→ Set problem: Restate, exactly and without pictures, the lines from the start of the listing below through the line holding "(cust-\i) at (99,120+28*\i)".

----------

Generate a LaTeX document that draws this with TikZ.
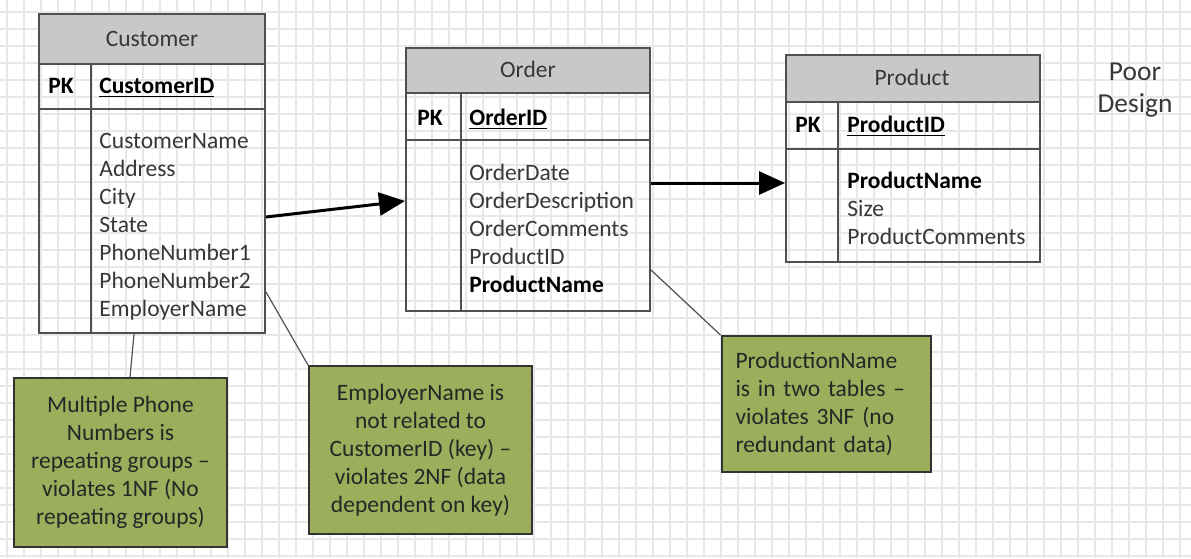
\documentclass[tikz,border=0pt]{standalone}
\usepackage{fontspec}
\setmainfont{Carlito}
\usetikzlibrary{fit,arrows.meta}
\definecolor{tline}{RGB}{80,80,80}
\definecolor{hdrgray}{RGB}{200,200,200}
\definecolor{notegreen}{RGB}{154,174,92}
\definecolor{txtgray}{RGB}{55,55,55}
\definecolor{gridgray}{RGB}{232,232,232}
\newcommand{\tfont}{\fontsize{11.75}{14}\selectfont}

\tikzset{
  tblpart/.style={draw=tline, line width=1pt, inner sep=0pt},
  hdr/.style={tblpart, fill=hdrgray},
  hdrtext/.style={anchor=base, inner sep=0pt, text=txtgray, font=\tfont},
  attr/.style={anchor=base west, inner sep=0pt, text=txtgray, font=\tfont},
  keyattr/.style={anchor=base west, inner sep=0pt, font={\tfont\bfseries}},
  note/.style={draw=black!80, line width=1pt, fill=notegreen, text=black!85,
    font=\tfont, inner sep=0pt},
  link/.style={line width=1.5pt, -{Triangle[length=13pt,width=11.5pt]}},
  callout/.style={draw=tline, line width=0.6pt}
}

\begin{document}
\begin{tikzpicture}[x=0.5pt,y=-0.5pt]
\useasboundingbox (0,0) rectangle (1191,558);
\fill[white] (0,0) rectangle (1191,558);
\foreach \gx in {7,24,...,1191} \draw[gridgray, line width=0.55pt] (\gx,0) -- (\gx,558);
\foreach \gy in {12,29,...,558} \draw[gridgray, line width=0.55pt] (0,\gy) -- (1191,\gy);

% Customer table
\node[hdr, fit={(39,14) (265,64)}] (cust) {};
\node[tblpart, fit={(39,64) (265,109)}] (custpk) {};
\node[tblpart, fit={(39,109) (265,333)}] (custbody) {};
\draw[tline, line width=1pt] (91,64) -- (91,333);
\node[hdrtext] (custname) at (152,46) {Customer};
\node[keyattr] (custpkl) at (48,93) {PK};
\node[keyattr] (custid) at (99,93) {\underline{CustomerID}};
\foreach \a [count=\i] in {CustomerName,Address,City,State,PhoneNumber1,PhoneNumber2,EmployerName}
  \node[attr] (cust-\i) at (99,120+28*\i) {\a};

% Order table
\node[hdr, fit={(406,48) (650,93)}] (ord) {};
\node[tblpart, fit={(406,93) (650,140)}] (ordpk) {};
\node[tblpart, fit={(406,140) (650,311)}] (ordbody) {};
\draw[tline, line width=1pt] (461,93) -- (461,311);
\node[hdrtext] (ordname) at (528,77) {Order};
\node[keyattr] (ordpkl) at (417,125) {PK};
\node[keyattr] (ordid) at (469,125) {\underline{OrderID}};
\foreach \a [count=\i] in {OrderDate,OrderDescription,OrderComments,ProductID,{\color{black}\bfseries ProductName}}
  \node[attr] (ord-\i) at (469,152+28*\i) {\a};

% Product table
\node[hdr, fit={(786,55) (1040,102)}] (prod) {};
\node[tblpart, fit={(786,102) (1040,149)}] (prodpk) {};
\node[tblpart, fit={(786,149) (1040,262)}] (prodbody) {};
\draw[tline, line width=1pt] (838,102) -- (838,262);
\node[hdrtext] (prodname) at (912,85) {Product};
\node[keyattr] (prodpkl) at (795,132) {PK};
\node[keyattr] (prodid) at (847,132) {\underline{ProductID}};
\foreach \a [count=\i] in {{\color{black}\bfseries ProductName},Size,ProductComments}
  \node[attr] (prod-\i) at (847,160+28*\i) {\a};

\node[text=txtgray, align=center, font={\fontsize{13.7}{16}\selectfont}] (title) at (1135,90) {Poor\\Design};

% notes
\node[note, minimum width=106.5pt, minimum height=84.5pt, align=center] (n1) at (120.5,462.5)
  {Multiple Phone\\Numbers is\\repeating groups --\\violates 1NF (No\\repeating groups)};
\node[note, minimum width=111.5pt, minimum height=84pt, align=center] (n2) at (420.5,450)
  {EmployerName is\\not related to\\CustomerID (key) --\\violates 2NF (data\\dependent on key)};
\node[note, inner xsep=7pt, text width=90.75pt, minimum height=68pt, align=left] (n3) at (826.25,404)
  {ProductionName\\is in two tables --\\violates 3NF (no\\redundant data)};

% connectors
\draw[link] (custbody.east |- 0,217) -- (ordbody.west |- 0,201);
\draw[link] (ordbody.east |- 0,183) -- (prodbody.west |- 0,183);
\draw[callout] (custbody.south -| 134,0) -- (n1.north -| 130,0);
\draw[callout] (custbody.east |- 0,292) -- (n2.north west);
\draw[callout] (ordbody.east |- 0,270) -- (n3.north west);
\end{tikzpicture}
\end{document}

----------

→ Final result:
Generate a LaTeX document that draws this with TikZ.
\documentclass[tikz,border=0pt]{standalone}
\usepackage{fontspec}
\setmainfont{Carlito}
\usetikzlibrary{fit,arrows.meta}
\definecolor{tline}{RGB}{80,80,80}
\definecolor{hdrgray}{RGB}{200,200,200}
\definecolor{notegreen}{RGB}{154,174,92}
\definecolor{txtgray}{RGB}{55,55,55}
\definecolor{gridgray}{RGB}{232,232,232}
\newcommand{\tfont}{\fontsize{11.75}{14}\selectfont}

\tikzset{
  tblpart/.style={draw=tline, line width=1pt, inner sep=0pt},
  hdr/.style={tblpart, fill=hdrgray},
  hdrtext/.style={anchor=base, inner sep=0pt, text=txtgray, font=\tfont},
  attr/.style={anchor=base west, inner sep=0pt, text=txtgray, font=\tfont},
  keyattr/.style={anchor=base west, inner sep=0pt, font={\tfont\bfseries}},
  note/.style={draw=black!80, line width=1pt, fill=notegreen, text=black!85,
    font=\tfont, inner sep=0pt},
  link/.style={line width=1.5pt, -{Triangle[length=13pt,width=11.5pt]}},
  callout/.style={draw=tline, line width=0.6pt}
}

\begin{document}
\begin{tikzpicture}[x=0.5pt,y=-0.5pt]
\useasboundingbox (0,0) rectangle (1191,558);
\fill[white] (0,0) rectangle (1191,558);
\foreach \gx in {7,24,...,1191} \draw[gridgray, line width=0.55pt] (\gx,0) -- (\gx,558);
\foreach \gy in {12,29,...,558} \draw[gridgray, line width=0.55pt] (0,\gy) -- (1191,\gy);

% Customer table
\node[hdr, fit={(39,14) (265,64)}] (cust) {};
\node[tblpart, fit={(39,64) (265,109)}] (custpk) {};
\node[tblpart, fit={(39,109) (265,333)}] (custbody) {};
\draw[tline, line width=1pt] (91,64) -- (91,333);
\node[hdrtext] (custname) at (152,46) {Customer};
\node[keyattr] (custpkl) at (48,93) {PK};
\node[keyattr] (custid) at (99,93) {\underline{CustomerID}};
\foreach \a [count=\i] in {CustomerName,Address,City,State,PhoneNumber1,PhoneNumber2,EmployerName}
  \node[attr] (cust-\i) at (99,120+28*\i) {\a};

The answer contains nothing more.